2. Cost of living and financial stress will still be high on the agenda
Australia’s cost of living crisis is adding incredible strain to families right across the nation. With interest rates at all-time high, and no relief expected for some months, brands need to be thoughtful in their communications and take into consideration how future campaigns may land in this environment. When targeting people’s purse strings, companies need to be considered and ensure messaging is not tone deaf.
3. Increasing reliance on AI
Last year saw many exciting developments of artificial intelligence technology being more widely available and used in the forms of ChatGPT and updates from Meta. Most industries are on the AI journey, and marketing/communications is no exception. We can expect AI to become more embedded in the content development toolbelt to support campaign ideation and execution as a way to help streamline processes and spark new ideas.
4. Call for big corporations to be more transparent and authentic
In 2023, many corporations came under fire for a lack of transparency and authenticity, with consumers unafraid to voice their criticisms on social media. To avoid becoming an example of what not to do, organisations need to ensure communications are prompt, genuine and take responsibility when its due. Advance preparation of issues and crisis communication plans can help avoid any knee-jerk reactions.
5. Companies to navigate greenwashing and sustainability claims
Last year, the ACCC published a draft guidance to improve the integrity of environmental and sustainability claims made by businesses and to protect consumers from ‘greenwashing’. As such, ESG will be high on the priority list in 2024, meaning close attention will be paid to how organisations navigate and communicate their sustainability goals.

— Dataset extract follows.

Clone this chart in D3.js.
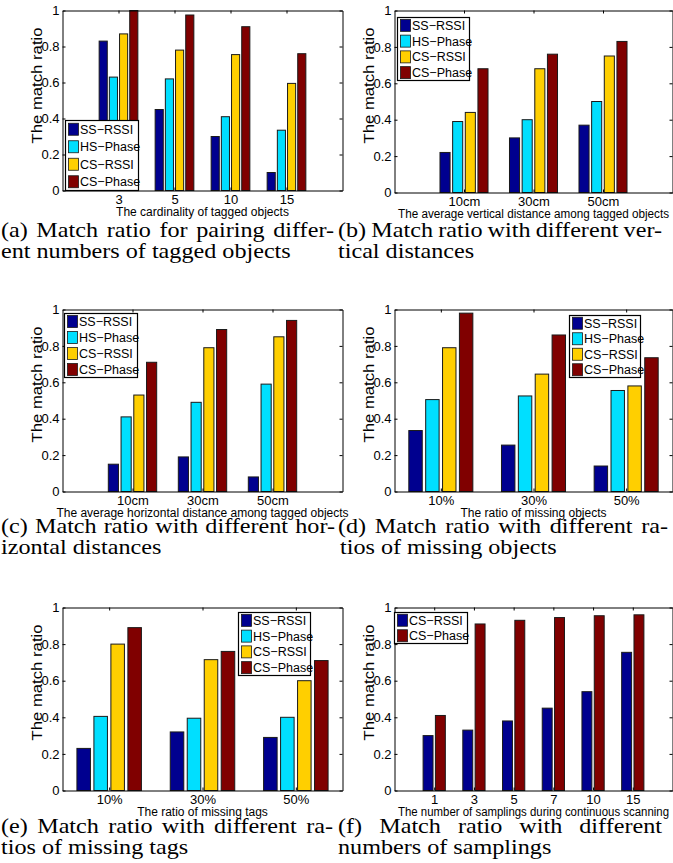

6. The return of events and activations
Post-pandemic times has seen an influx of brand events and activations, with the people eager to mingle as we once did. While we expect this to continue in 2024, brands should be considered in how they are marketing to the masses who are experiencing cost-of-living pressures. Influencer content should also take the same approach as they play a crucial role in building trust on behalf of the brand. To read more about how to achieve this click here.
7. More regulation around child influencers
With a growing number of young people joining the social media landscape, so too should the legislations to protect them. Last year, the Australian Association of National Advertisers (AANA) introduced changes to the Children’s Advertising Code, and Meta published a cybersafety guide for parents. The US and France have both introduced legislation that ensures young social influencers are compensated and have the right to remove content, increasing talks in Australia to do the same.